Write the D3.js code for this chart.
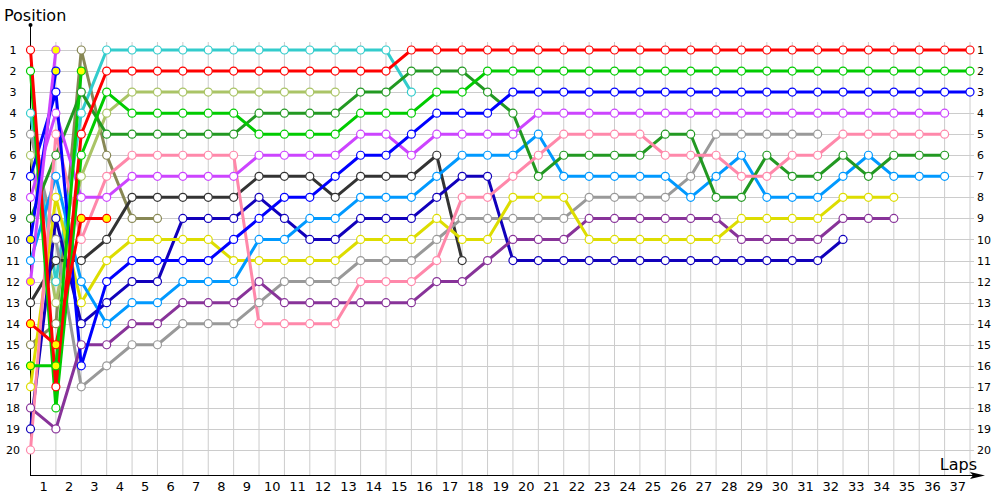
<!DOCTYPE html>
<html>
<head>
<meta charset="utf-8">
<script src="https://cdn.jsdelivr.net/npm/d3@7"></script>
<style>
  body { margin: 0; background: #fff; }
  text { font-family: Tahoma, "DejaVu Sans", sans-serif; }
</style>
</head>
<body>
<svg width="1000" height="500"></svg>
<script>
// laps 0..37, positions 1..20
var laps = d3.range(0, 38);
var positions = d3.range(1, 21);

// position per lap (index = lap), array stops when the driver retires
var red      = [1,17,5,2,2,2,2,2,2,2,2,2,2,2,2,1,1,1,1,1,1,1,1,1,1,1,1,1,1,1,1,1,1,1,1,1,1,1];
var green    = [2,18,6,3,4,4,4,4,4,5,5,5,5,4,4,4,3,3,2,2,2,2,2,2,2,2,2,2,2,2,2,2,2,2,2,2,2,2];
var blue     = [7,3,16,12,11,11,11,11,10,9,8,8,7,6,6,5,4,4,4,3,3,3,3,3,3,3,3,3,3,3,3,3,3,3,3,3,3,3];
var magenta  = [8,4,8,8,7,7,7,7,7,6,6,6,6,5,5,6,5,5,5,5,4,4,4,4,4,4,4,4,4,4,4,4,4,4,4,4,4];
var pink     = [20,5,10,7,6,6,6,6,6,14,14,14,14,12,12,12,11,8,8,7,6,5,5,5,5,6,6,6,7,7,6,6,5,5,5,5,5];
var dkgreen  = [9,6,3,5,5,5,5,5,5,4,4,4,4,3,3,2,2,2,3,4,7,6,6,6,6,5,5,8,8,6,7,7,6,7,6,6,6];
var ltblue   = [11,7,12,14,13,13,12,12,12,10,10,9,9,8,8,8,7,6,6,6,5,7,7,7,7,7,8,7,6,8,8,8,7,6,7,7,7];
var yellow   = [17,8,13,11,10,10,10,10,11,11,11,11,11,10,10,10,9,10,10,8,8,8,10,10,10,10,10,10,9,9,9,9,8,8,8];
var dkpurple = [18,19,15,15,14,14,13,13,13,12,13,13,13,13,13,13,12,12,11,10,10,10,9,9,9,9,9,9,10,10,10,10,9,9,9];
var navy     = [19,9,14,13,12,12,9,9,9,8,9,10,10,9,9,9,8,7,7,11,11,11,11,11,11,11,11,11,11,11,11,11,10];
var gray     = [5,10,17,16,15,15,14,14,14,13,12,12,12,11,11,11,10,9,9,9,9,9,8,8,8,8,7,5,5,5,5,5];
var dkgray   = [13,11,11,10,8,8,8,8,8,7,7,7,8,7,7,7,6,11];
var cyan     = [4,12,4,1,1,1,1,1,1,1,1,1,1,1,1,3];
var ltolive  = [6,13,7,4,3,3,3,3,3,3,3,3,3];
var olive    = [15,14,1,6,9,9];
var redY     = [14,15,9,9];
var greenY   = [16,16,2];
var blueY    = [10,2];
var magY     = [12,1];

var drivers = [
  { pos: olive,    color: "#888855", fill: "#fff" },
  { pos: ltolive,  color: "#aac466", fill: "#fff" },
  { pos: cyan,     color: "#33cccc", fill: "#fff" },
  { pos: dkgray,   color: "#333333", fill: "#fff" },
  { pos: gray,     color: "#999999", fill: "#fff" },
  { pos: navy,     color: "#1100bb", fill: "#fff" },
  { pos: dkpurple, color: "#883399", fill: "#fff" },
  { pos: yellow,   color: "#dddd00", fill: "#fff" },
  { pos: ltblue,   color: "#0099ff", fill: "#fff" },
  { pos: dkgreen,  color: "#229922", fill: "#fff" },
  { pos: pink,     color: "#ff88aa", fill: "#fff" },
  { pos: magenta,  color: "#cc44ff", fill: "#fff" },
  { pos: blue,     color: "#0000ff", fill: "#fff" },
  { pos: green,    color: "#00cc00", fill: "#fff" },
  { pos: red,      color: "#ff0000", fill: "#fff" },
  { pos: redY,     color: "#ff0000", fill: "#ffff00" },
  { pos: greenY,   color: "#00cc00", fill: "#ffff00" },
  { pos: blueY,    color: "#0000ff", fill: "#ffff00" },
  { pos: magY,     color: "#cc44ff", fill: "#ffff00" }
];

var svg = d3.select("svg");

var xScale = d3.scaleLinear().domain([0, 37]).range([30.5, 970]);
var yScale = d3.scaleLinear().domain([1, 20]).range([50, 450]);
// labels sit between two lap gridlines
var xLabel = d3.scaleLinear().domain([0.5, 37.5]).range([30.5, 970]);

// grid
var grid = svg.append("g");
grid.selectAll("line.v").data(laps.slice(1)).enter().append("line")
  .attr("x1", function (d) { return xScale(d); })
  .attr("x2", function (d) { return xScale(d); })
  .attr("y1", 42).attr("y2", 475)
  .attr("stroke", "#cccccc").attr("stroke-width", 1);
grid.selectAll("line.h").data(positions).enter().append("line")
  .attr("x1", 30.5).attr("x2", 974)
  .attr("y1", function (d) { return Math.round(yScale(d)) + 0.5; })
  .attr("y2", function (d) { return Math.round(yScale(d)) + 0.5; })
  .attr("stroke", "#cccccc").attr("stroke-width", 1);

// axes with labels
svg.append("g")
  .attr("transform", "translate(0,476)")
  .call(d3.axisBottom(xLabel).tickValues(d3.range(1, 38)).tickSize(0).tickPadding(6))
  .call(function (g) { g.select(".domain").remove(); })
  .selectAll("text").attr("font-size", 13).attr("fill", "#000")
  .style("font-family", "Tahoma, 'DejaVu Sans', sans-serif");

svg.append("g")
  .attr("transform", "translate(22,0)")
  .call(d3.axisLeft(yScale).tickValues(positions).tickSize(0).tickPadding(0))
  .call(function (g) { g.select(".domain").remove(); })
  .selectAll("text").attr("font-size", 11).attr("fill", "#000").attr("text-anchor", "middle")
  .attr("x", -9)
  .style("font-family", "Tahoma, 'DejaVu Sans', sans-serif");

svg.append("g")
  .attr("transform", "translate(977,0)")
  .call(d3.axisRight(yScale).tickValues(positions).tickSize(0).tickPadding(0))
  .call(function (g) { g.select(".domain").remove(); })
  .selectAll("text").attr("font-size", 11).attr("fill", "#000")
  .style("font-family", "Tahoma, 'DejaVu Sans', sans-serif");

// axis lines
svg.append("line").attr("x1", 30.5).attr("x2", 30.5).attr("y1", 25).attr("y2", 475.5)
  .attr("stroke", "#000").attr("stroke-width", 1);
svg.append("circle").attr("cx", 30.5).attr("cy", 25).attr("r", 2).attr("fill", "#000");
svg.append("line").attr("x1", 30).attr("x2", 978).attr("y1", 475.5).attr("y2", 475.5)
  .attr("stroke", "#000").attr("stroke-width", 1);
svg.append("path").attr("d", "M985,475.5 L970,472 L973,475.5 L970,479 Z").attr("fill", "#000");

svg.append("text").attr("x", 4).attr("y", 21).attr("font-size", 16).text("Position");
svg.append("text").attr("x", 977).attr("y", 470).attr("font-size", 16)
  .attr("text-anchor", "end").text("Laps");

// lines
var line = d3.line()
  .x(function (d, i) { return xScale(i); })
  .y(function (d) { return yScale(d); });

var g = svg.append("g").attr("id", "container");

g.selectAll("path.driver").data(drivers).enter().append("path")
  .attr("class", "driver")
  .attr("d", function (d) { return line(d.pos); })
  .attr("fill", "none")
  .attr("stroke", function (d) { return d.color; })
  .attr("stroke-width", 3)
  .attr("stroke-linejoin", "round");

drivers.forEach(function (drv) {
  g.selectAll(null).data(drv.pos).enter().append("circle")
    .attr("cx", function (d, i) { return xScale(i); })
    .attr("cy", function (d) { return yScale(d); })
    .attr("r", 4)
    .attr("fill", drv.fill)
    .attr("stroke", drv.color)
    .attr("stroke-width", 1.2);
});
</script>
</body>
</html>
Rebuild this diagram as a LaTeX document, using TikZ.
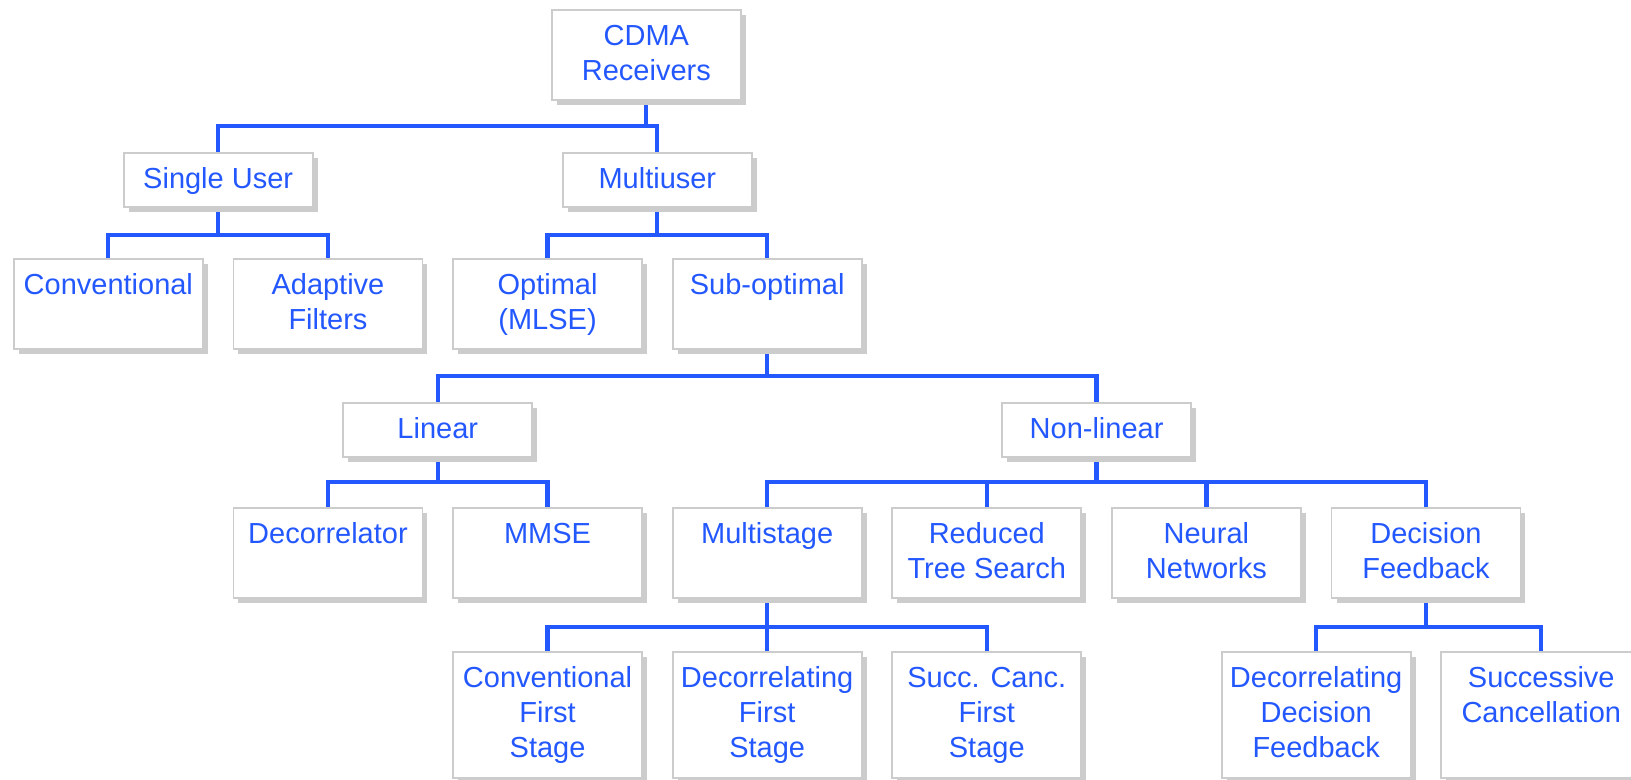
\documentclass[tikz,border=0pt]{standalone}
\usepackage{fontspec}
\setmainfont{Liberation Sans}
\usetikzlibrary{shadows}
\definecolor{treeblue}{RGB}{36,88,255}
\definecolor{boxedge}{RGB}{204,204,204}
\definecolor{boxshade}{RGB}{204,204,204}
\pgfdeclarelayer{wires}
\pgfsetlayers{wires,main}
\tikzset{
  bx/.style={draw=boxedge, line width=1pt, fill=white, inner sep=0pt,
    anchor=north west, minimum width=3.78cm,
    general shadow={fill=boxshade, shadow xshift=0.1cm, shadow yshift=-0.1cm}},
  oneline/.style={minimum height=1.08cm},
  twoline/.style={minimum height=1.8cm},
  threeline/.style={minimum height=2.52cm},
  txt/.style={inner sep=0pt, align=center, text=treeblue,
    font=\fontsize{16.5}{19.9}\selectfont},
  conn/.style={draw=treeblue, line width=0.085cm, line join=miter}
}
% caption of a box, set from its top edge
\newcommand\boxtext[2]{\node[txt, below=0.23cm] (#1-t) at (#1.north) {\strut #2};}
\begin{document}
\begin{tikzpicture}[x=0.02cm, y=-0.02cm]
\useasboundingbox (0,0) rectangle (1631,780);
\clip (0,0) rectangle (1631,780);

% boxes
\node[bx, twoline]   (cdma)   at (551,9)      {};
\node[bx, oneline]   (su)     at (122.8,152)  {};
\node[bx, oneline]   (mu)     at (562,152)    {};
\node[bx, twoline]   (conv)   at (13,258)     {};
\node[bx, twoline]   (adapt)  at (232.6,258)  {};
\node[bx, twoline]   (opt)    at (452.2,258)  {};
\node[bx, twoline]   (sub)    at (671.8,258)  {};
\node[bx, oneline]   (lin)    at (342.4,402)  {};
\node[bx, oneline]   (nonlin) at (1001.2,402) {};
\node[bx, twoline]   (decor)  at (232.6,507)  {};
\node[bx, twoline]   (mmse)   at (452.2,507)  {};
\node[bx, twoline]   (multi)  at (671.8,507)  {};
\node[bx, twoline]   (rts)    at (891.4,507)  {};
\node[bx, twoline]   (nn)     at (1111,507)   {};
\node[bx, twoline]   (df)     at (1330.6,507) {};
\node[bx, threeline] (cfs)    at (452.2,651)  {};
\node[bx, threeline] (dfs)    at (671.8,651)  {};
\node[bx, threeline] (scfs)   at (891.4,651)  {};
\node[bx, threeline] (ddf)    at (1220.8,651) {};
\node[bx, threeline, minimum width=4cm] (sc) at (1440.4,651) {};

% captions
\boxtext{cdma}{CDMA\\Receivers}
\boxtext{su}{Single User}
\boxtext{mu}{Multiuser}
\boxtext{conv}{Conventional}
\boxtext{adapt}{Adaptive\\Filters}
\boxtext{opt}{Optimal\\(MLSE)}
\boxtext{sub}{Sub-optimal}
\boxtext{lin}{Linear}
\boxtext{nonlin}{Non-linear}
\boxtext{decor}{Decorrelator}
\boxtext{mmse}{MMSE}
\boxtext{multi}{Multistage}
\boxtext{rts}{Reduced\\Tree Search}
\boxtext{nn}{Neural\\Networks}
\boxtext{df}{Decision\\Feedback}
\boxtext{cfs}{Conventional\\First\\Stage}
\boxtext{dfs}{Decorrelating\\First\\Stage}
\boxtext{scfs}{Succ. Canc.\\First\\Stage}
\boxtext{ddf}{Decorrelating\\Decision\\Feedback}
\boxtext{sc}{Successive\\Cancellation}

% heights of the horizontal bus lines
\coordinate (bus1) at (0,126);
\coordinate (bus2) at (0,235);
\coordinate (bus3) at (0,376);
\coordinate (bus4) at (0,482);
\coordinate (bus5) at (0,627);

% tree connectors, kept beneath the boxes
\begin{pgfonlayer}{wires}
\foreach \p/\c/\b in {cdma/su/bus1, cdma/mu/bus1,
    su/conv/bus2, su/adapt/bus2, mu/opt/bus2, mu/sub/bus2,
    sub/lin/bus3, sub/nonlin/bus3,
    lin/decor/bus4, lin/mmse/bus4,
    nonlin/multi/bus4, nonlin/rts/bus4, nonlin/nn/bus4, nonlin/df/bus4,
    multi/cfs/bus5, multi/dfs/bus5, multi/scfs/bus5,
    df/ddf/bus5}
  \draw[conn] (\p.south) |- (\c.north |- \b) -- (\c.north);
% the last branch drops onto the caption column of its box
\draw[conn] (df.south) |- (sc-t.north |- bus5) -- (sc-t.north |- sc.north);
\end{pgfonlayer}
\end{tikzpicture}
\end{document}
───
Written problem → Restate only the lines running from the start of the material above through the line containing "var positions = d3.range(1, 21);", ends included. No pictures.

The completed task →
Write the D3.js code for this chart.
<!DOCTYPE html>
<html>
<head>
<meta charset="utf-8">
<script src="https://cdn.jsdelivr.net/npm/d3@7"></script>
<style>
  body { margin: 0; background: #fff; }
  text { font-family: Tahoma, "DejaVu Sans", sans-serif; }
</style>
</head>
<body>
<svg width="1000" height="500"></svg>
<script>
// laps 0..37, positions 1..20
var laps = d3.range(0, 38);
var positions = d3.range(1, 21);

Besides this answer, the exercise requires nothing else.